Thinking, small, fast and new – Lessons form crises past

mini

History tells us that a British constitutional crisis can be an inspiration. No, I’m not talking about Brexit but the Suez crisis.

On 29 October 1956, Israel invaded the Egyptian Sinai and began what is known as the Suez Crisis, or the Second Arab-Israeli War. The Israelis were soon joined by the British and the French. The aims for the three allied countries were to regain control of the Suez Canal and to remove Egyptian President Gamal Abdel Nasser, who had recently nationalized the canal.

As the fighting started, an international crisis developed and after a short period, a combination of political pressure and financial threats from the US, the Soviet Union and the United Nations led to a withdrawal by the three invaders.

The episode humiliated the UK and France and strengthened Nasser. The British Prime Minister, Anthony Eden, resigned.

Another side effect of the crisis had been a reduction in the supply of petrol to the UK, which in turn had led to the Government introducing petrol rationing.

It was this rationing that was the spur, the inspiration that drove the rapid development of the car we know today as the Mini.

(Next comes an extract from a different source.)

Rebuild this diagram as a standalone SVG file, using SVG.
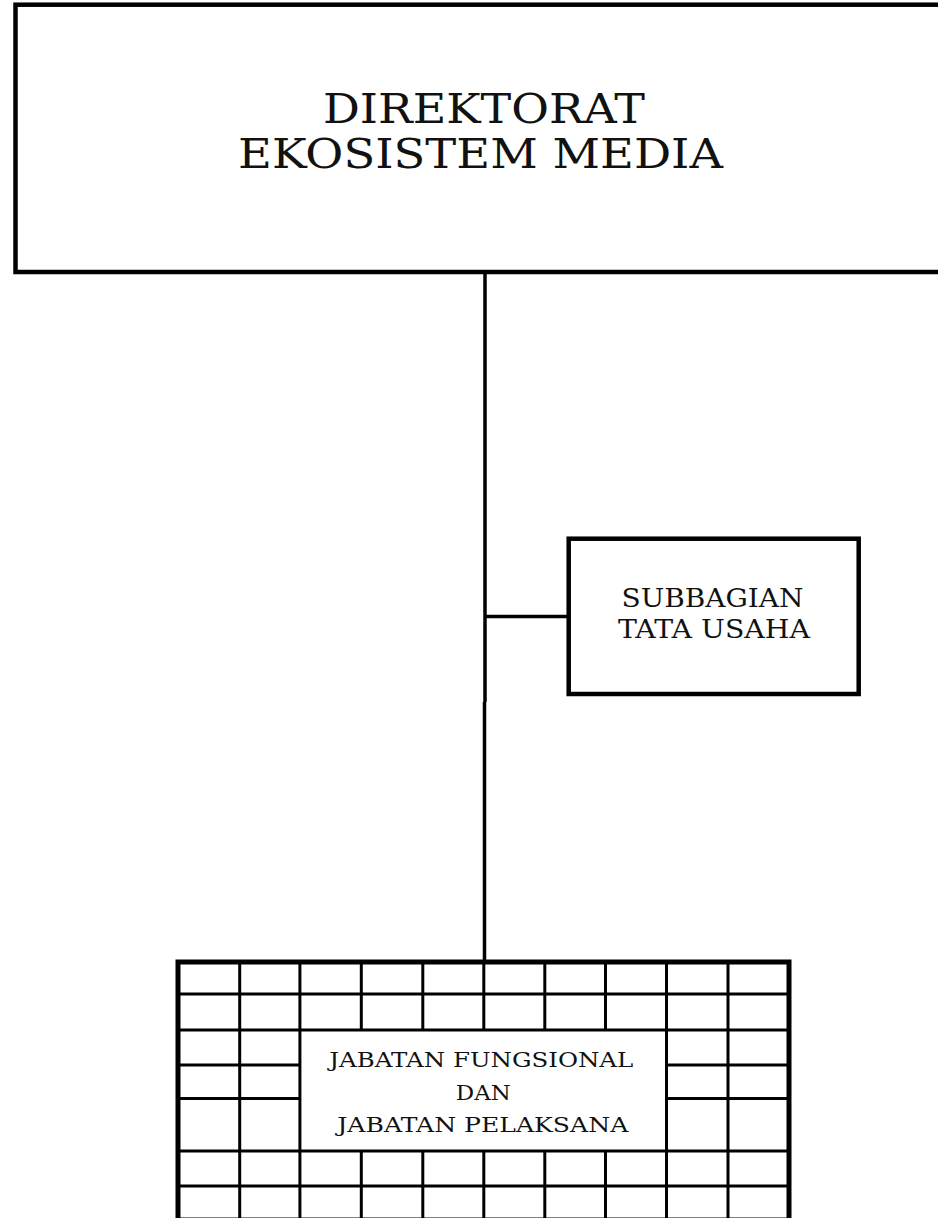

Alexander Issigonis was a former racing driver who became a successful engineer and designer. He had worked for Humber, Austin and Morris Motors Ltd when in 1955 he was recruited by British Motor Corporation’s chairman Sir Leonard Lord, to design a new range of three cars. The XC (experimental car) code names assigned for the new cars were XC/9001, for a large comfortable car, XC/9002, for a medium-sized family car, and XC/9003, for a small-town car.

During 1956 Issigonis had concentrated on the larger two cars, going as far as producing several prototypes.

However, at the end of 1956, following the introduction of the fuel rationing that had been brought about by the Suez Crisis, Issigonis was ordered by Lord to focus on and bring the smaller car, XC/9003, to production as quickly as possible.

As early 1957, prototypes were running, and in August 1959 the car was launched as the Morris Mini Minor and the Austin Seven. (It wouldn’t be until 1961 that it would be renamed the Austin Mini, and eight more years before the Mini became a marque in its own right.

mini design 2

 

Issigonis and his team were incredibly innovative with their design, introducing a space-saving transverse engine front-wheel drive layout, which allowed 80% of the area of the car’s floorpan to be used for passengers and luggage, so helping give the car its compact size and good fuel efficiency. It was an approach that would influence a generation of car makers.

The car was an immediate and huge success and went onto become an icon of 1960s British popular culture, not least for a starring role in the 1969 film, ‘The Italian Job’.

This same speed, ingenuity and innovative thinking, the repurposing and redirecting of energies are things we are seeing at the moment in how companies respond to help the Government and the people in the midst of tis COVID crisis.

In the longer-term organizations, brands and marketers need to think how they harness these attributes to develop new products and services for a world recovering from a pandemic and facing a recession.

We need ideas that will help give employment to people made redundant or furloughed, to make profits to help repay the national debt and rebuild pension funds, not just line the pockets of the very rich.

It will however be in a big challenge as nobody really knows how the world will change and the innovations will need to take account of the needs of that other crisis – climate change.